Nigerian fintech powerhouse Moniepoint Inc. announced that it secured an additional $90 million to complete its Series C funding round, bringing the total to approximately $200 million. The extension follows the initial $110 million raised in 2024 when the company achieved “unicorn” status valued at over $1 billion.
Founded in 2015 by Tosin Eniolorunda and Felix Ike, Moniepoint has evolved rapidly moving beyond its origins as a payment infrastructure provider to become a full-stack fintech servicing businesses and consumers across Africa. The fresh capital arrives as investor confidence in African fintech continues to grow, with Moniepoint attracting attention from global firms eager to back the continent’s digital finance surge.
Who Backed The Round And What It Signals
The funding extension drew major global institutions.
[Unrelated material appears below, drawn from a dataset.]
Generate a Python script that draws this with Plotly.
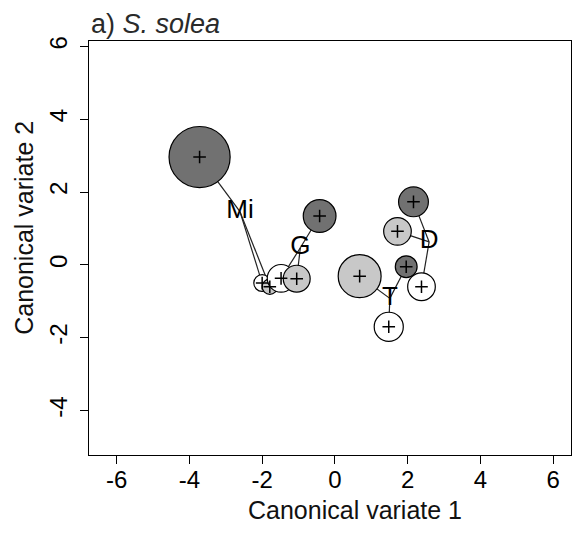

Leading the raise, Development’s Partners International (DPI) anchored the round, while other participants included International Finance Corporation (IFC), LeapFrog Investments, Google Africa Investment Fund and Visa Inc.
Visa’s investment is particularly noteworthy given its recent track record of backing African Fintechs. The participation suggests that traditional financial services giants view Moniepoint as a key partner in the continent’s growing digital payments ecosystem.
What Moniepoint Plans With The New Capital
Moniepoint intends to deploy the new funds for expansion across Africa and to strengthen international ventures, including its operations in the United Kingdom and other parts of the continent. The Company emphasized its mission to deliver “financial happiness for African everywhere”. In Nigeria alone, Moniepoint already claims to serve more than 10 million personal and business banking customers and processes over $250 billion in annual transaction volume.
Beyond geographic growth, Moniepoint also plans to enhance its product offerings targeting digital banking, cross-border payments, credit for small and medium-sized enterprises (SMEs), and a deeper move into remittances via its UK-based platform, Monieworld.
Challenges Ahead And Why Timing Matters
While the infusion looks positive, Moniepoint still faces execution risks. Expanding across multiple jurisdictions introduces regulatory complexity, currency exposure and increased competition from global fintechs. Furthermore, Moniepoint reported a modest loss of $1.2 million in its first year of UK operations, a reminder that scaling internationally comes with short-term cost burdens.
The timing of the raise matters because investment into African fintech has slowed globally. That Moniepoint managed to close an extended Series C during this backdrop demonstrates both its resilience and the strength of its narrative.
A New Chapter For Moniepoint And The African Fintech
This $200 million Series C positions Moniepoint among the largest fintech raises on the African continent. It signals to other startups that global capital still flows into Africa’s fintech space when companies show scale, product diversity and operational rigour. For Moniepoint itself, the raised capital is both a growth engine and a statement of intent that the company plans to lead not just in Nigeria, but across markets and services.